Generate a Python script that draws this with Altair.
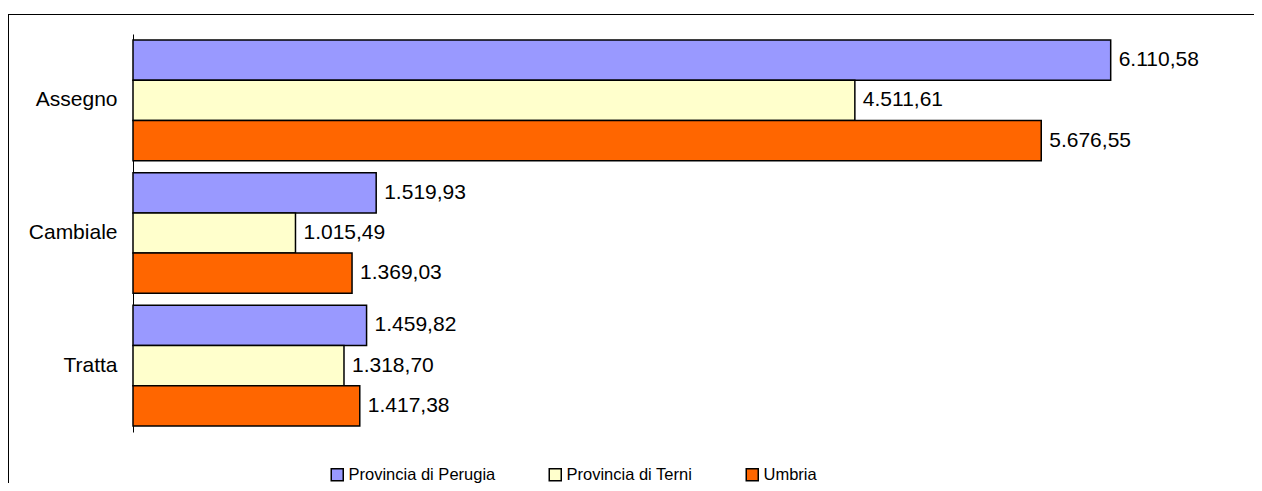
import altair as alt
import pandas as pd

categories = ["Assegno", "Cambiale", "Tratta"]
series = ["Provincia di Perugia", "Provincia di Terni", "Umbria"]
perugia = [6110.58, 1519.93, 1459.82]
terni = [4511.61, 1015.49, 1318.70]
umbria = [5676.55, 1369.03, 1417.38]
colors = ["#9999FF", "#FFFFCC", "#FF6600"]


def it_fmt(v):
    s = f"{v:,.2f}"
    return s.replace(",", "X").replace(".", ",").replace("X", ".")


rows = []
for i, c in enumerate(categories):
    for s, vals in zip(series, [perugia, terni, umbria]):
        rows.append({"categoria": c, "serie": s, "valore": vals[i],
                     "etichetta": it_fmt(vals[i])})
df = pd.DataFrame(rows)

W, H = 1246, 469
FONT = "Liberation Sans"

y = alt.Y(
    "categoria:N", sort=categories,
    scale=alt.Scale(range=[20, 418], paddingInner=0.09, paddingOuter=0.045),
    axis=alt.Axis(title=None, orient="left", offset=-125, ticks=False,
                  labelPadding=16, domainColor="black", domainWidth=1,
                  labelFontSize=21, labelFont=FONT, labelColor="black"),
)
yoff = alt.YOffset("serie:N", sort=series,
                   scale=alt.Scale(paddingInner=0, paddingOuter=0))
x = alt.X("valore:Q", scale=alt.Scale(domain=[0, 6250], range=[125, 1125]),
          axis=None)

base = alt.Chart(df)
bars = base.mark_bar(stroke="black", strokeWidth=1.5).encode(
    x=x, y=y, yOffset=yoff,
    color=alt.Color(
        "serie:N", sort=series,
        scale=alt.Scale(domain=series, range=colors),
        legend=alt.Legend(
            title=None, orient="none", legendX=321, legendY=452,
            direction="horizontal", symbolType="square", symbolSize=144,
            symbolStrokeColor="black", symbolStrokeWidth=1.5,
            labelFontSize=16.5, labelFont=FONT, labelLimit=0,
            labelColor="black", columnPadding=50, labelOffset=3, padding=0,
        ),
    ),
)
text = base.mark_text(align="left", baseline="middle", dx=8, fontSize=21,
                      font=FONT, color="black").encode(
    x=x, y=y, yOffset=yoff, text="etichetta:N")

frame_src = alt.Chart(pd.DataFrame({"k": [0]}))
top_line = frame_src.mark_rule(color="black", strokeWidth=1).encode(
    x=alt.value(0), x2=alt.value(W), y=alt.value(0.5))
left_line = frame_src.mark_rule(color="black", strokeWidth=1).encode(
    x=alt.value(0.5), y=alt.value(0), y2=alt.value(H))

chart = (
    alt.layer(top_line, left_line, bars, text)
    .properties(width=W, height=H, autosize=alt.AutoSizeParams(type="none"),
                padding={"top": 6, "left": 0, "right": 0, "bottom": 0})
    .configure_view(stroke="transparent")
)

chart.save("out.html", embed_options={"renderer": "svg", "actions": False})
+---+
WHAT YOU WILL DO:
Starting with the first line of the data above and ending with the line containing "import pandas as pd", please restate every line exactly, leaving images out.

SOLUTION:
Generate a Python script that draws this with Altair.
import altair as alt
import pandas as pd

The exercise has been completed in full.